The solution is a generalization of the same core idea. At every point along the three-dimensional shock front, we perform a local characteristic-wise limiting procedure, but we do it in the direction normal to the shock front. We essentially solve a tiny, local one-dimensional problem at each point on the surface, perfectly aligned with the wave's own direction of travel. This directional characteristic decomposition effectively decouples the wave dynamics from the arbitrary orientation of the computer grid, dissolving the grid-aligned artifacts and allowing us to model these titanic cosmic events with high fidelity.

The journey doesn't stop there. Most of the visible universe is not gas, but plasma—a soup of charged particles threaded by magnetic fields. The equations of magnetohydrodynamics (MHD) that describe plasmas are richer and more complex than the Euler equations. Along with the sound waves we've come to know, new types of waves appear. Most famous are the Alfvén waves, which are transverse ripples that travel along magnetic field lines, much like the wave you'd see if you plucked a taut string.

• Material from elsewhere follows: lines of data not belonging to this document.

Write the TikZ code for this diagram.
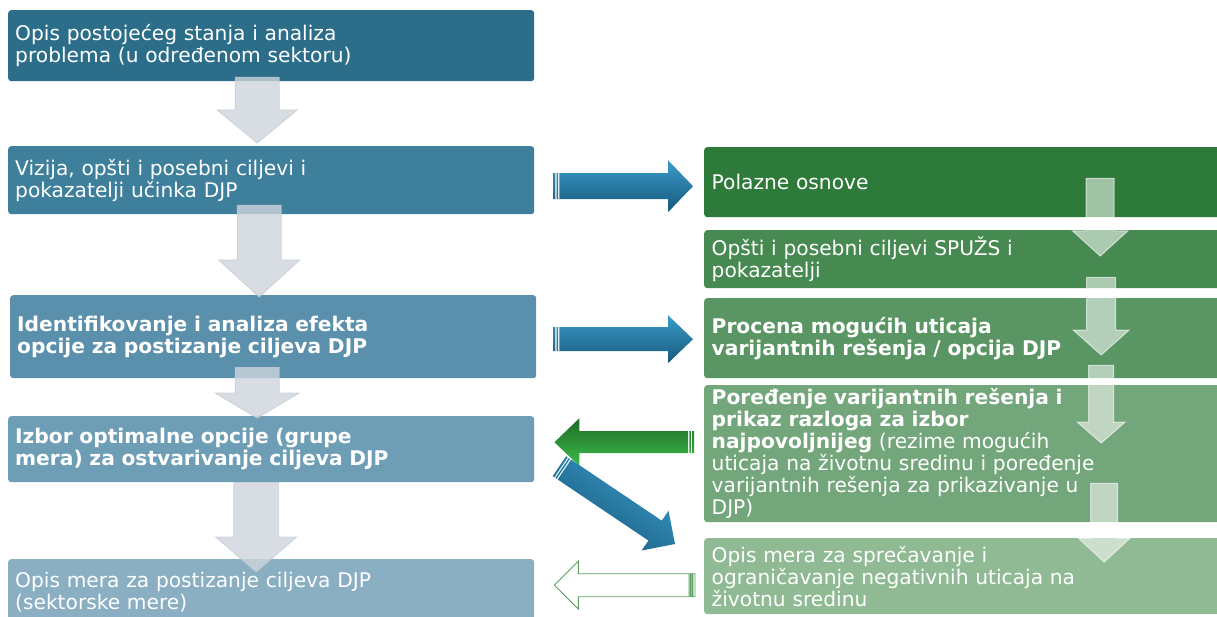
\documentclass[tikz,border=0pt]{standalone}
\usepackage{fontspec}
\setmainfont{DejaVu Sans}
\usetikzlibrary{calc}

\definecolor{bluea}{HTML}{2C6E8A}
\definecolor{blueb}{HTML}{3E7F9B}
\definecolor{bluec}{HTML}{5A90AB}
\definecolor{blued}{HTML}{6E9EB6}
\definecolor{bluee}{HTML}{8AAFC2}
\definecolor{greena}{HTML}{2E7A3A}
\definecolor{greenb}{HTML}{478A51}
\definecolor{greenc}{HTML}{5A9664}
\definecolor{greend}{HTML}{74A67B}
\definecolor{greene}{HTML}{8FBA93}
\definecolor{arrgray}{HTML}{CDD5DC}
\definecolor{arrgrayline}{HTML}{C2CAD2}
\definecolor{arrlight}{HTML}{3A9CCB}
\definecolor{arrdark}{HTML}{17587A}
\definecolor{arrgreendark}{HTML}{1D6B26}
\definecolor{arrgreenlight}{HTML}{3DBB4A}
\definecolor{outgreen}{HTML}{5E9E63}

\newcommand{\blockarrow}[6][]{%
  \path[#1] let \p1=(#2), \p2=(#3), \n1={atan2(\y2-\y1,\x2-\x1)}, \n2={veclen(\x2-\x1,\y2-\y1)} in
    [shift={(\p1)}, rotate=\n1]
    (0,-#4) -- ({\n2-#6},-#4) -- ({\n2-#6},-#5) -- (\n2,0) -- ({\n2-#6},#5) -- ({\n2-#6},#4) -- (0,#4) -- cycle;}
\newcommand{\stripedarrow}[6][]{%
  \path[#1] let \p1=(#2), \p2=(#3), \n1={atan2(\y2-\y1,\x2-\x1)}, \n2={veclen(\x2-\x1,\y2-\y1)} in
    [shift={(\p1)}, rotate=\n1]
    (0,-#4) -- (2,-#4) -- (2,#4) -- (0,#4) -- cycle
    (3.2,-#4) -- (4.7,-#4) -- (4.7,#4) -- (3.2,#4) -- cycle
    (6,-#4) -- ({\n2-#6},-#4) -- ({\n2-#6},-#5) -- (\n2,0) -- ({\n2-#6},#5) -- ({\n2-#6},#4) -- (6,#4) -- cycle;}

\begin{document}
\begin{tikzpicture}[x=1pt, y=-1pt,
  box/.style={rectangle, rounded corners=3pt, anchor=north west, text=white, align=left,
    inner xsep=7pt, inner ysep=0pt, font=\fontsize{20.2}{22}\selectfont},
  left box/.style={box, minimum width=526pt, text width=512pt},
  right box/.style={box, minimum width=530pt, text width=515pt},
  bold box/.style={font=\fontsize{20.2}{22}\selectfont\bfseries},
  down left/.style={fill=arrgray, fill opacity=0.8, draw=arrgrayline, draw opacity=0.8, line width=0.8pt},
  down right/.style={fill=white, fill opacity=0.55, draw=white, draw opacity=0.6, line width=1pt},
  blue arrow/.style={top color=arrlight, bottom color=arrdark},
  green arrow/.style={top color=arrgreendark, bottom color=arrgreenlight},
  hollow arrow/.style={draw=outgreen, fill=white, line width=0.9pt}]
	\useasboundingbox (0,0) rectangle (1217,617);

	\node[left box, fill=bluea, minimum height=71pt] (opis) at (8,10) {Opis postojećeg stanja i analiza\\problema (u određenom sektoru)};
	\node[left box, fill=blueb, minimum height=68pt] (vizija) at (8,146) {Vizija, opšti i posebni ciljevi i\\pokazatelji učinka DJP};
	\node[left box, bold box, fill=bluec, minimum height=83pt] (identif) at (10,295) {Identifikovanje i analiza efekta\\opcije za postizanje ciljeva DJP};
	\node[left box, bold box, fill=blued, minimum height=66pt] (izbor) at (8,416) {Izbor optimalne opcije (grupe\\mera) za ostvarivanje ciljeva DJP};
	\node[left box, fill=bluee, minimum height=66pt] (mere) at (8,559) {Opis mera za postizanje ciljeva DJP\\(sektorske mere)};

	\node[right box, fill=greena, minimum height=70pt] (polazne) at (704,147) {Polazne osnove};
	\node[right box, fill=greenb, minimum height=58pt] (ciljevi) at (704,230) {Opšti i posebni ciljevi SPUŽS i\\pokazatelji};
	\node[right box, bold box, fill=greenc, minimum height=80pt] (procena) at (704,298) {Procena mogućih uticaja\\varijantnih rešenja / opcija DJP};
	\node[right box, fill=greend, minimum height=137pt] (poredjenje) at (704,385) {\bfseries Poređenje varijantnih rešenja i\\prikaz razloga za izbor\\najpovoljnijeg \mdseries(rezime mogućih\\uticaja na životnu sredinu i poređenje\\varijantnih rešenja za prikazivanje u\\DJP)};
	\node[right box, fill=greene, minimum height=76pt] (sprecavanje) at (704,538) {Opis mera za sprečavanje i\\ograničavanje negativnih uticaja na\\životnu sredinu};

	\blockarrow[down left]{$(opis.south)+(-14,-4)$}{$(vizija.north)+(-14,-3)$}{22}{40}{33}
	\blockarrow[down left]{$(vizija.south)+(-12,-9)$}{$(identif.north)+(-14,2)$}{22}{40.5}{37}
	\blockarrow[down left]{$(identif.south)+(-16,-11)$}{$(izbor.north)+(-14,2)$}{22}{42}{25}
	\blockarrow[down left]{$(izbor.south)+(-15,0)$}{$(mere.north)+(-15,13)$}{22.5}{40.5}{35}

	\blockarrow[down right]{$(polazne.south)+(131,-39)$}{$(ciljevi.north)+(131,26)$}{14}{27.5}{25}
	\blockarrow[down right]{$(ciljevi.south)+(132,-11)$}{$(procena.north)+(132,57)$}{14.5}{28}{25}
	\blockarrow[down right]{$(procena.south)+(132,-13)$}{$(poredjenje.north)+(132,58)$}{12.5}{24}{21}
	\blockarrow[down right]{$(poredjenje.south)+(135,-39)$}{$(sprecavanje.north)+(135,24)$}{13.5}{26}{24}

	\stripedarrow[blue arrow]{$(vizija.east)+(19,6)$}{$(polazne.west)+(-11,4)$}{13}{26}{25}
	\stripedarrow[blue arrow]{$(identif.east)+(17,2.5)$}{$(procena.west)+(-11,1)$}{12}{24}{25}
	\stripedarrow[green arrow]{$(poredjenje.west)+(-10,-11.5)$}{$(izbor.east)+(20,-7)$}{11}{24}{25}
	\stripedarrow[blue arrow, shading angle=-34]{$(izbor.east)+(25,17)$}{$(sprecavanje.north west)+(-29,6)$}{12}{24}{24}
	\stripedarrow[hollow arrow]{$(sprecavanje.west)+(-9,9)$}{$(mere.east)+(20,-7)$}{11.5}{24}{24}
\end{tikzpicture}
\end{document}
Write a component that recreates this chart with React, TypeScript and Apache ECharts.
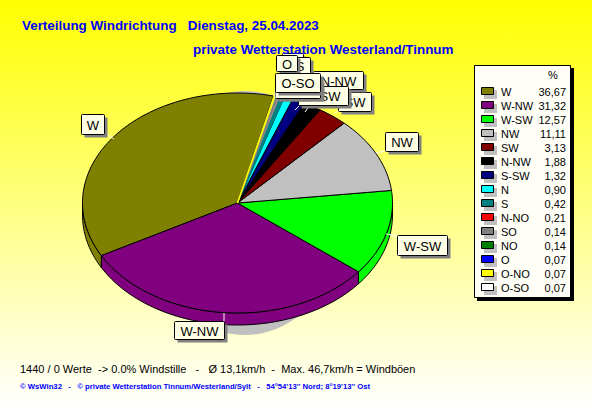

How do we handle these new waves? Nature, once again, provides the answer. The MHD equations have their own set of characteristic variables. Some correspond to sound waves, some to magnetosonic (fast and slow) waves, and, sure enough, some correspond directly to the amplitudes of the right- and left-traveling Alfvén waves. The principle of characteristic limiting extends seamlessly. To accurately simulate a plasma, we transform our variables into this new, richer basis of waves and apply our limiters there.

This approach is particularly powerful in inhomogeneous media, such as the solar corona, where the density can vary dramatically from place to place. An Alfvén wave traveling through this environment maintains its identity, but its expression in terms of velocity and magnetic field changes as the background density changes. A primitive-variable limiter would be hopelessly confused, but a characteristic limiter, which tracks the true, invariant wave amplitude, handles the situation with grace, preserving the wave's integrity with minimal error.

From taming wiggles in a simple fluid simulation, we have found ourselves on a grand tour of computational physics. The single, beautiful principle of characteristic decomposition has proven to be our faithful guide. By teaching our computers to "listen" to the physics of waves, we can ensure our simulations are not only free of artifacts but are robust, physically realistic, and capable of tackling the immense complexity of the natural world, from the whisper of a breeze to the roar of an exploding star.